Because of inherent complexities, understanding the characteristics of perforations in downhole environments is a significant challenge. Perforation-flow laboratories have been used to provide insight into cleanup and productivity mechanisms around perforation tunnels. In contrast to previous studies, the model presented in this work uses the perforation-flow laboratory, micro-computed-tomography (CT) and conventional CT imaging, and, most importantly, an advanced simulation approach to provide an accurate assessment of cleanup techniques and productivity. This full-scale 3D flow model accounts for realistic aspects of tunnel geometry, perforation damage, and blockages that impede flow.

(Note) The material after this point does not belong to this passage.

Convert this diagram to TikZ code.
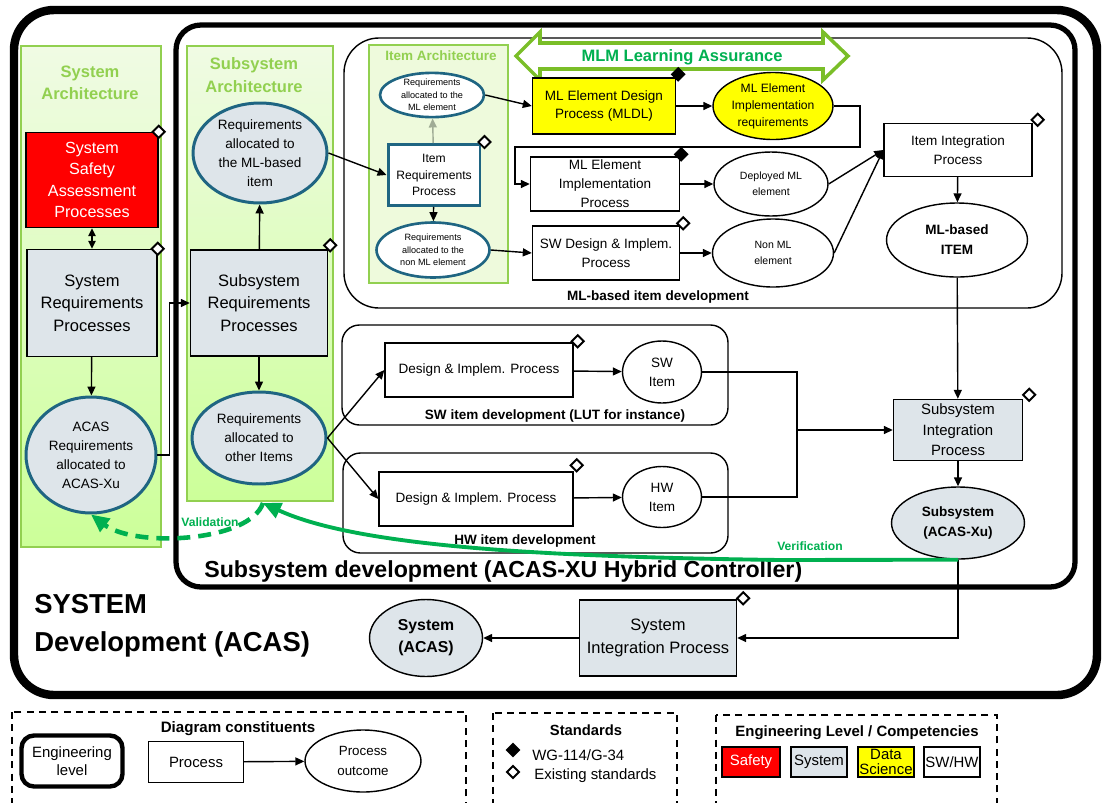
\documentclass[tikz,border=0pt]{standalone}
\usepackage{fontspec}
\setmainfont{Liberation Sans}
\usetikzlibrary{shapes.geometric,arrows.meta}

\definecolor{safetyred}{RGB}{255,0,0}
\definecolor{sysgray}{RGB}{222,229,234}
\definecolor{reqteal}{RGB}{31,101,130}
\definecolor{dsyellow}{RGB}{255,255,0}
\definecolor{archline}{RGB}{146,208,80}
\definecolor{archtop}{RGB}{240,251,228}
\definecolor{archbot}{RGB}{204,255,153}
\definecolor{itemarch}{RGB}{238,250,220}
\definecolor{mlmline}{RGB}{122,190,40}
\definecolor{vvgreen}{RGB}{0,176,80}
\definecolor{greyarr}{RGB}{160,172,150}

\begin{document}
\begin{tikzpicture}[x=0.02cm, y=-0.02cm,
    every node/.style={align=center, inner sep=0pt},
    proc/.style={draw, line width=0.8pt},
    outc/.style={ellipse, draw, line width=0.8pt},
    req/.style={ellipse, draw=reqteal, line width=1.7pt, fill=sysgray},
    arch/.style={draw=archline, line width=1.2pt, top color=archtop, bottom color=archbot},
    std/.style={diamond, draw, line width=1.1pt, fill=white, minimum size=0.26cm},
    wg/.style={std, fill=black},
    arr/.style={-{Triangle[length=0.18cm,width=0.16cm]}, line width=0.8pt},
    big/.style={font=\fontsize{9.4}{12.8}\selectfont},
    mid/.style={font=\fontsize{7.7}{10.8}\selectfont},
    sml/.style={font=\fontsize{6.9}{9.6}\selectfont},
    tny/.style={font=\fontsize{6}{9}\selectfont},
    mic/.style={font=\fontsize{5.2}{7}\selectfont},
    lbl/.style={font=\bfseries\fontsize{7.7}{9}\selectfont},
    leg/.style={font=\fontsize{8.5}{10}\selectfont},
    dash box/.style={line width=0.8pt, dash pattern=on 4pt off 3pt}]
    \useasboundingbox (0,0) rectangle (1103,802);

    % engineering levels
    \draw[line width=4.8pt, rounded corners=0.8cm] (14,10) rectangle (1097,695);
    \draw[arch] (21,46) rectangle (161,547);
    \draw[line width=3pt, rounded corners=0.5cm] (176,25) rectangle (1075,587);
    \draw[arch] (187,46) rectangle (333,501);
    \draw[line width=0.8pt, rounded corners=0.7cm] (344,38) rectangle (1062,308);
    \draw[draw=archline, line width=0.8pt, fill=itemarch] (369,45) rectangle (508,283);
    \draw[line width=0.8pt, rounded corners=0.35cm] (342,325) rectangle (728,425);
    \draw[line width=0.8pt, rounded corners=0.35cm] (343,453) rectangle (728,553);

    % learning assurance arrow
    \draw[mlmline, line width=2pt, fill=white] (516,56) -- (540,32) -- (540,43) -- (823,43) -- (823,32)
        -- (848,56) -- (823,80) -- (823,69) -- (540,69) -- (540,80) -- cycle;
    \node[font=\bfseries\fontsize{9.4}{11}\selectfont, text=vvgreen] (mlm) at (682,57) {MLM Learning Assurance};

    % titles
    \node[font=\bfseries\fontsize{9.4}{12.8}\selectfont, text=archline] (sysarch) at (90,83) {System\\Architecture};
    \node[font=\bfseries\fontsize{9.4}{12.8}\selectfont, text=archline] (subarch) at (254,75) {Subsystem\\Architecture};
    \node[font=\bfseries\fontsize{7.7}{9}\selectfont, text=archline] (itemarch) at (441,56) {Item Architecture};
    \node[lbl] (mldev) at (658,297) {ML-based item development};
    \node[lbl] (swdev) at (555,416) {SW item development (LUT for instance)};
    \node[lbl] (hwdev) at (525,541) {HW item development};
    \node[anchor=west, font=\bfseries\fontsize{13.2}{15}\selectfont] (subdev) at (204,571) {Subsystem development (ACAS-XU Hybrid Controller)};
    \node[anchor=west, align=left, font=\bfseries\fontsize{15.6}{21.8}\selectfont] (sysdev) at (34,626) {SYSTEM\\Development (ACAS)};

    % system architecture
    \node[proc, big, fill=safetyred, text=white, font=\fontsize{9.2}{12.3}\selectfont, minimum width=2.64cm, minimum height=1.9cm] (ssa) at (92,180) {System\\Safety\\Assessment\\Processes};
    \node[proc, big, fill=sysgray, minimum width=2.6cm, minimum height=2.14cm] (sysreq) at (92,303) {System\\Requirements\\Processes};
    \node[req, mid, minimum width=2.6cm, minimum height=2.32cm] (acasreq) at (91,455) {ACAS\\Requirements\\allocated to\\ACAS-Xu};

    % subsystem architecture
    \node[proc, big, fill=sysgray, minimum width=2.74cm, minimum height=2.12cm] (subreq) at (259,303) {Subsystem\\Requirements\\Processes};
    \node[req, mid, minimum width=2.68cm, minimum height=2cm] (reqml) at (260,153) {Requirements\\allocated to\\the ML-based\\item};
    \node[req, mid, minimum width=2.68cm, minimum height=1.84cm] (reqother) at (259,438) {Requirements\\allocated to\\other Items};

    % item architecture
    \node[req, mic, fill=white, line width=1.5pt, minimum width=2.08cm, minimum height=0.88cm] (mlel) at (432,95) {Requirements\\allocated to the\\ML element};
    \node[proc, sml, draw=reqteal, line width=1.7pt, fill=white, minimum width=1.84cm, minimum height=1.22cm] (itemreq) at (434,175) {Item\\Requirements\\Process};
    \node[req, mic, fill=white, line width=1.5pt, minimum width=2.26cm, minimum height=1.1cm] (nonml) at (433,250) {Requirements\\allocated to the\\non ML element};

    % ML-based item
    \node[proc, mid, fill=dsyellow, minimum width=2.86cm, minimum height=1.12cm] (mldl) at (604,106) {ML Element Design\\Process (MLDL)};
    \node[outc, sml, fill=dsyellow, minimum width=2.4cm, minimum height=1.34cm] (mlimpreq) at (773,106) {ML Element\\Implementation\\requirements};
    \node[proc, mid, minimum width=2.98cm, minimum height=1.08cm] (mlimp) at (605,184) {ML Element\\Implementation\\Process};
    \node[outc, tny, minimum width=2.28cm, minimum height=1.28cm] (deployed) at (771,184) {Deployed ML\\element};
    \node[proc, mid, minimum width=2.94cm, minimum height=1.08cm] (swdes) at (606,253) {SW Design \& Implem.\\Process};
    \node[outc, tny, minimum width=2.42cm, minimum height=1.36cm] (nonmlel) at (773,253) {Non ML\\element};
    \node[proc, mid, minimum width=2.96cm, minimum height=1.06cm] (itemint) at (958,150) {Item Integration\\Process};
    \node[outc, font=\bfseries\fontsize{7.7}{11.3}\selectfont, minimum width=2.82cm, minimum height=1.48cm] (mlitem) at (957,240) {ML-based\\ITEM};

    % SW and HW items
    \node[proc, mid, minimum width=3.76cm, minimum height=1.08cm] (swproc) at (479,370) {Design \& Implem. Process};
    \node[outc, mid, minimum width=1.58cm, minimum height=1.24cm] (switem) at (662,372) {SW\\Item};
    \node[proc, mid, minimum width=3.88cm, minimum height=1.08cm] (hwproc) at (476,499) {Design \& Implem. Process};
    \node[outc, mid, minimum width=1.58cm, minimum height=1.22cm] (hwitem) at (662,497) {HW\\Item};

    % integration
    \node[proc, font=\fontsize{8.5}{11.7}\selectfont, fill=sysgray, minimum width=2.58cm, minimum height=1.22cm] (subint) at (958,430) {Subsystem\\Integration\\Process};
    \node[outc, font=\bfseries\fontsize{7.7}{11.3}\selectfont, fill=sysgray, minimum width=2.66cm, minimum height=1.44cm] (subsys) at (958,523) {Subsystem\\(ACAS-Xu)};
    \node[proc, big, fill=sysgray, minimum width=3.14cm, minimum height=1.52cm] (sysint) at (658,638) {System\\Integration Process};
    \node[outc, font=\bfseries\fontsize{9}{12.4}\selectfont, fill=sysgray, minimum width=2.26cm, minimum height=1.54cm] (sysacas) at (426,638) {System\\(ACAS)};

    % standards
    \node[std] (d1) at ([shift={(0,0)}]ssa.north east) {};
    \node[std] (d2) at ([shift={(0,0)}]sysreq.north east) {};
    \node[std] (d3) at ([shift={(2,-4)}]subreq.north east) {};
    \node[std] (d4) at ([shift={(3,-1)}]itemreq.north east) {};
    \node[wg] (d5) at ([shift={(2,-3)}]mldl.north east) {};
    \node[wg] (d6) at ([shift={(1,-2)}]mlimp.north east) {};
    \node[std] (d7) at ([shift={(3,-2)}]swdes.north east) {};
    \node[std] (d8) at ([shift={(5,-3)}]itemint.north east) {};
    \node[std] (d9) at ([shift={(4,-1)}]swproc.north east) {};
    \node[std] (d10) at ([shift={(3,-6)}]hwproc.north east) {};
    \node[std] (d11) at ([shift={(6,-4)}]subint.north east) {};
    \node[std] (d12) at ([shift={(6,-1)}]sysint.north east) {};

    % flows
    \draw[<->, >={Triangle[length=0.16cm,width=0.15cm]}, line width=0.8pt] (ssa) -- (sysreq);
    \draw[arr] (sysreq) -- (acasreq);
    \draw[arr] (acasreq.east) -- ++(12,0) |- (subreq.west);
    \draw[arr] (subreq) -- (reqml);
    \draw[arr] (subreq) -- (reqother);
    \draw[arr] (reqml.east) -- (itemreq.west);
    \draw[arr, greyarr] (itemreq) -- (mlel);
    \draw[arr] (itemreq) -- (nonml);
    \draw[arr] (mlel.east) -- (mldl.west);
    \draw[arr] (nonml.east) -- (swdes.west);
    \draw[arr] (mldl) -- (mlimpreq);
    \draw[arr] (mlimpreq.east) -| (860,147) -| (515,184) -- (mlimp.west);
    \draw[arr] (mlimp) -- (deployed);
    \draw[arr] (swdes) -- (nonmlel);
    \draw[arr] (deployed.east) -- (itemint.west);
    \draw[arr] (nonmlel.east) -- (itemint.west);
    \draw[arr] (itemint) -- (mlitem);
    \draw[arr] (mlitem) -- (subint);
    \draw[arr] (reqother.east) -- (swproc.west);
    \draw[arr] (reqother.east) -- (hwproc.west);
    \draw[arr] (swproc) -- (switem);
    \draw[arr] (hwproc) -- (hwitem);
    \coordinate (join) at (797,430);
    \draw[line width=0.8pt] (switem.east) -| (join);
    \draw[line width=0.8pt] (hwitem.east) -| (join);
    \draw[arr] (join) -- (subint.west);
    \draw[arr] (subint) -- (subsys);
    \draw[arr] (subsys.south) |- (sysint.east);
    \draw[arr] (sysint) -- (sysacas);

    % verification and validation
    \coordinate (subarchbot) at (263,503);
    \draw[vvgreen, line width=2.2pt, -{Triangle[length=0.36cm,width=0.32cm]}] (subsys.south) -- (780,560)
        .. controls (560,557) and (360,548) .. (subarchbot);
    \draw[vvgreen, line width=2.6pt, dash pattern=on 0.26cm off 0.16cm, -{Triangle[length=0.36cm,width=0.32cm]}] (subarchbot)
        .. controls (250,542) and (135,548) .. (acasreq.south);
    \node[font=\bfseries\fontsize{6.9}{8}\selectfont, text=vvgreen] (valid) at (210,522) {Validation};
    \node[font=\bfseries\fontsize{6.9}{8}\selectfont, text=vvgreen] (verif) at (810,546) {Verification};

    % legend
    \draw[dash box] (12,712) rectangle (466,810);
    \node[font=\bfseries\fontsize{8.6}{10}\selectfont] (legt) at (238,729) {Diagram constituents};
    \node[draw, line width=2.5pt, rounded corners=0.25cm, leg, minimum width=2.02cm, minimum height=1.02cm] (leglvl) at (72,761) {Engineering\\level};
    \node[proc, leg, minimum width=1.9cm, minimum height=0.82cm] (legproc) at (196,762) {Process};
    \node[outc, font=\fontsize{7.6}{11}\selectfont, minimum width=2.32cm, minimum height=1.24cm] (legout) at (363,761) {Process\\outcome};
    \draw[arr] (legproc) -- (legout);

    \draw[dash box] (493,713) rectangle (677,810);
    \node[font=\bfseries\fontsize{8.4}{10}\selectfont] (stdt) at (586,730) {Standards};
    \node[wg, minimum size=0.26cm] (legwg) at (513,750) {};
    \node[leg, anchor=west] (legwgt) at (532,755) {WG-114/G-34};
    \node[std, minimum size=0.26cm] (legex) at (513,772) {};
    \node[leg, anchor=west] (legext) at (534,776) {Existing standards};

    \draw[dash box] (716,715) rectangle (997,810);
    \node[font=\bfseries\fontsize{8.5}{10}\selectfont] (compt) at (857,733) {Engineering Level / Competencies};
    \node[proc, leg, fill=safetyred, text=white, minimum width=1.16cm, minimum height=0.6cm] (cs) at (751,762) {Safety};
    \node[proc, leg, fill=sysgray, minimum width=1.12cm, minimum height=0.6cm] (cy) at (819,762) {System};
    \node[proc, leg, fill=dsyellow, minimum width=1.12cm, minimum height=0.6cm, font=\fontsize{8.5}{9}\selectfont] (cd) at (886,762) {Data\\Science};
    \node[proc, leg, minimum width=1.12cm, minimum height=0.6cm] (cw) at (952,762) {SW/HW};
\end{tikzpicture}
\end{document}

In recent years, numerical tools increasingly have been used in conjunction with experiments to provide better insight into the flow characteristics of perforated cores and perforated well-scale formations. Several numerical studies on perforation fluid flow have been conducted for core scale. However, comprehensive details relating to the modeling of perforation-zone damage and thickness, flow directionality, debris mechanisms, and implications for cleanup have not been studied in detail. In addition, most computational fluid dynamics (CFD) studies have used traditional Navier-Stokes-based solvers. In this study, the authors have used a commercially available flow-simulation software based on the lattice Boltzmann method (LBM) to calculate the complex flow and cleanup mechanisms around the perforation tunnel.
Lattice-based methods, an alternative to traditional CFD methods, track the advection and collisions of fluid particles on a computational grid. Because the average number of particles per grid cell far exceeds the computing power required to track them individually, the particles are grouped into an integer number of discrete velocities. LBM has been well validated and is in common use for many flow applications. The flow solver used here includes a turbulence model that is similar conceptually to the large-eddy simulation approach. The flow solver also includes a porous-media model that is used, in this study, to model the rock. The porous-media model invokes a Darcy-type pressure loss by applying a flow resistance determined from the known permeability of the rock. The resistance can include a viscous (linear) and an inertial (quadratic) term with respect to local velocity and can be made to vary spatially to model rock heterogeneity.